In short, even the trained human ear cannot reliably detect the presence of edits. “The tape does lie and nearly always gets away with it,” Gould asserted; and in this quarter “a little learning is a dangerous thing, and a lot of it is positively dangerous.”
91
Conclusion? We should abandon for good the habitual appearance/reality dichotomy.

Conversion may take only an instant. Looking back over a quarter-century of studio recording in 1975, Gould recalled the day in 1950 when he was presented with a soft-cut acetate of his radio network broadcast, of works by Mozart
and Hindemith. At that moment, he said, “I realized that the collected wisdom of my peers and elders to the effect that technology represented a compromising, dehumanizing intrusion into art was nonsense.” That was “when my love affair with the microphone began.”
92

There is no reality beyond what appears. You really can believe your ears. What else?

CHAPTER SEVENTEEN
Progress

Not the least of the many tensions or paradoxes in Gould's thought concerns the notion of progress.

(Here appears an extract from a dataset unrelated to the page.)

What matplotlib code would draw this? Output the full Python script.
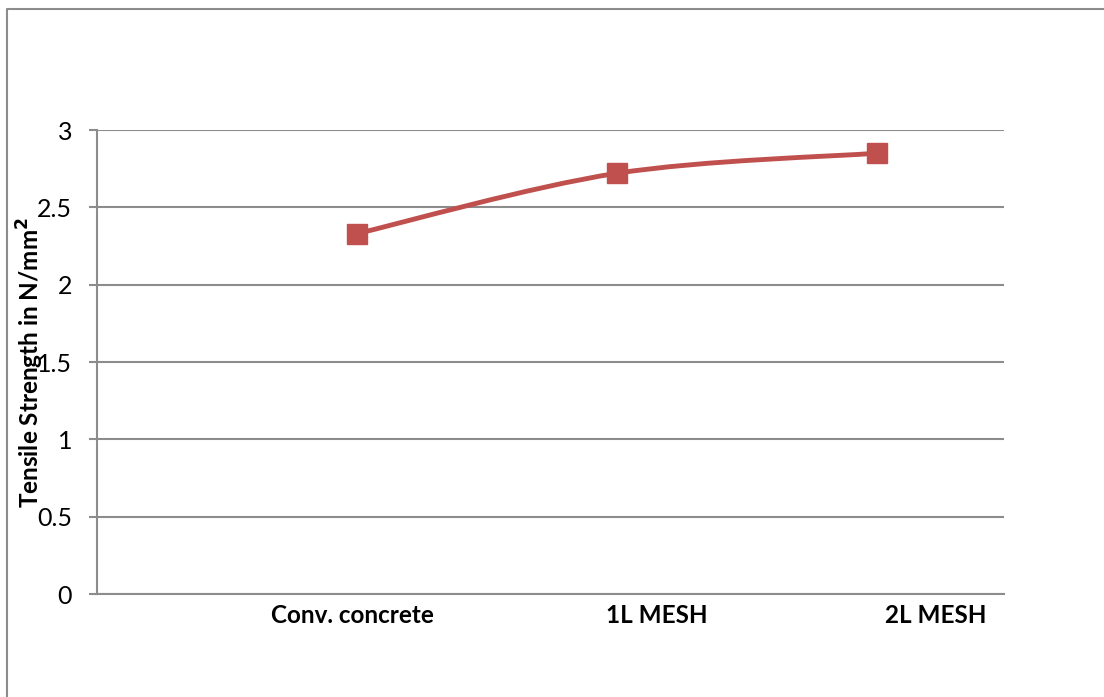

On the one hand, he was deeply suspicious of, and even sometimes openly hostile to, the logic of supersession that is implied in typical narratives of progress, especially in art, where the new is presumptively judged the better. This was especially true of the avant-garde/traditionalism energies of his first years as a professional musician, when he saw his own fleeting enthusiasm for musical modernism subject to the dreary mechanics of fashion. Case in point: in 1951 the composer and conductor Pierre Boulez published an essay in
The Score
in which he declared “
Schoenberg est mort,
” a once-revolutionary artist swallowed up by his own attempts to merge twelve-tone technique with romanticism. Gould recalled this polemic as “a singularly nasty little temper tantrum,” but it was clear that he, in a very different way from Boulez, was also dismayed by the arc of Schoenberg's career. Reviewing a biography of Boulez a quarter-century later, in
1976, Gould noted with obvious relish that Boulez, in turn, had become “a victim of the zeitgeist,” subject of a logic of displacement that saw him supplanted in the cultural moment by Karlheinz Stockhausen or John Cage.